Closed AAvalos82 closed 5 years ago
What are "monomorphic heterozygotes"? Are you saying one REF and one ALT in a genotype? In SNPRelate, monomorphic SNPs refer to the SNPs with MAF=0.
Pardon the confusion, I just realized the oxymoron in "monomorphic heterozygote".
I see now what the issue is. As defined, snpgdsLDpruning() will observe MAF=0, excluding SNPs that have a genotype call of "0" or "2" across the entire sample set. However I have instances where the SNP is heterozygote across all the samples. Thus the site is polymorphic with a MAF=0.5, but the genotype is homogeneous across the entire set, and thus non-informative.
I retract the issue as these instances fall outside the scope of snpgdsLDpruning() utility, and will just have to be mindful that this is an exemption when using the tool.
Use SeqArray::seqSNP2GDS
to convert your SNPRelate dataset
require(SeqArray)
# x is your new converted seqarray dataset
variants <- SeqArray::seqGetData(gdsfile = x, var.name = "variant.id")
mono <- SeqArray::seqBlockApply(
gdsfile = x,
var.name = "$dosage",
FUN = function(x) apply(
X = x, MARGIN = 2 ,
FUN = function(x) length(unique(x[!is.na(x)])) == 1
),
margin = "by.variant",
as.is = "unlist",
parallel = 2,
.progress = FALSE)
variants.mono <- variants[mono]
Why not use seqApply()
:
library(SeqArray)
x <- seqOpen(seqExampleFileName("gds"))
variants <- seqGetData(gdsfile = x, var.name = "variant.id")
mono <- seqApply(x, "$dosage", function(g) all(g==1L, na.rm=T), parallel=2)
variants.mono <- variants[mono]
even better ! thanks
When I run the function above with SeqArray I receive this error.
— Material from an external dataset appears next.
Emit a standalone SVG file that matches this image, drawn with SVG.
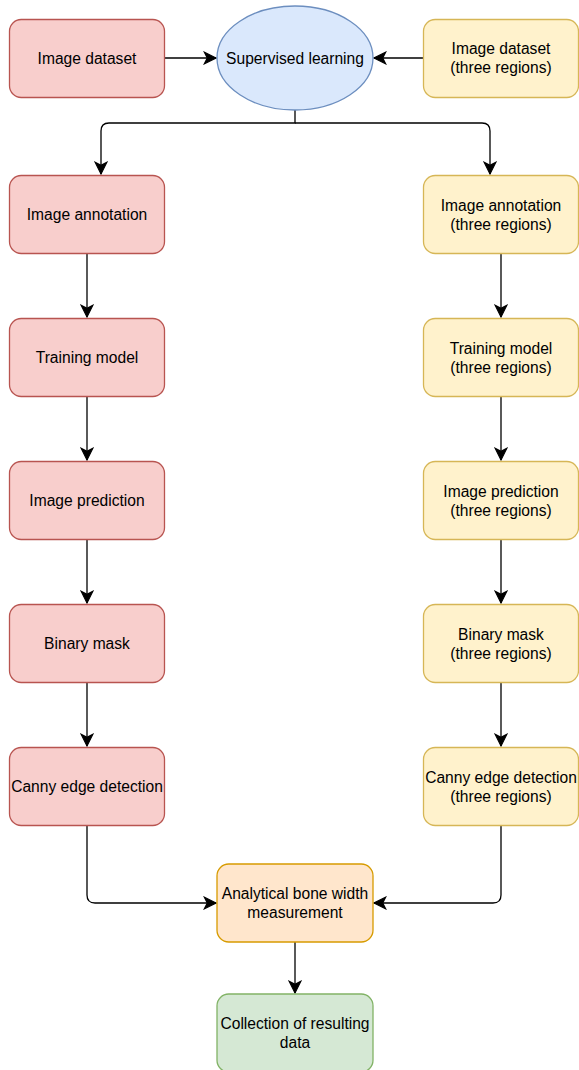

Error in .DynamicClusterCall(cl, length(cl), .fun = function(.proc_idx, :
One of the nodes produced an error: Can not open file. The process cannot access the file because it is being used by another process.
I don't receive this error if I use parallel = 1 I am using a Windows 10 PC, with R 3.5.1 in Rstudio 1.1.447
Noticed this issue downstream of a GWAS analysis using the GENESIS package, but the remove.monosnp option of snpgdsLDpruning() seems to be ignoring heterozygote calls. Post LD prunning I am not encountering any monomorphic SNPS that are homozygote REF or ALT alleles but still ~500 monomorphic heterozygotes remain.